このエピソード以降、ニドラン♀とニドラン♂のペアは、さまざまなグッズでも「セット」として扱われるようになり、ファンの間で確かな認知を得るに至りました。
メディアとグッズに広がる人気
ニドラン♀は、ポケモンカードゲームや関連グッズにも多数登場しています。
旧裏カードやデルタ種、マスターボールミラー仕様のカードなど、さまざまなデザインや能力で再解釈されており、カードゲームの戦略に新たな可能性をもたらしています。
とくにデルタ種では、どくタイプではなくはがねタイプなどにアレンジされることで、カードゲーム特有のメタや戦術性に応じた多様な運用が可能です。
また、ぬいぐるみ、指人形、ステッカー、ピンズ、フィギュアなど、多岐にわたるグッズ展開も行われており、その愛らしいビジュアルは世代を問わず支持されています。
さらに『Pokémon GO』では、2020年11月に色違いのニドラン♀が登場する限定リサーチイベントが開催され、再注目を集めました。

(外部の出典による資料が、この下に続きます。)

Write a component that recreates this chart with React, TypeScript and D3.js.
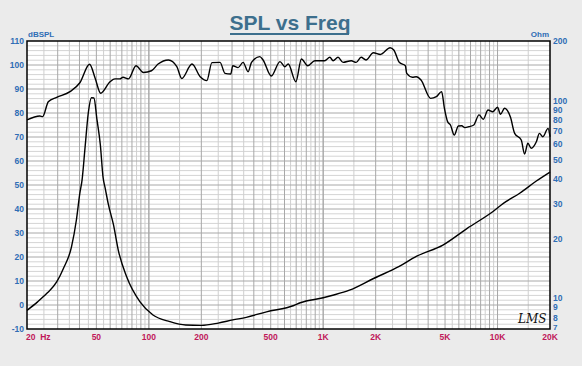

このように、ゲーム以外のメディアでもニドラン♀は確かな存在感を放ち続けています。
結び:控えめだけど芯のある進化の起点
ニドラン♀は、進化前でありながらも明確な役割を持ち、進化後のニドクインへの“準備段階”としての魅力にあふれたポケモンです。
その生態、特性、進化設定、技構成、そしてメディア展開まで──多角的な視点から見れば見るほど、奥深さが際立ちます。
それは単なる序盤ポケモンではなく、「進化とは何か」「性の違いがもたらすもの」「役割の変化が意味すること」など、多くのテーマを内包した存在です。
次にポケモンをプレイする時、もしも出会ったら──ちょっと立ち止まって、育ててみてはいかがでしょうか?
控えめだけど芯のある、そんなニドラン♀が、あなたの冒険をより深くしてくれるかもしれません。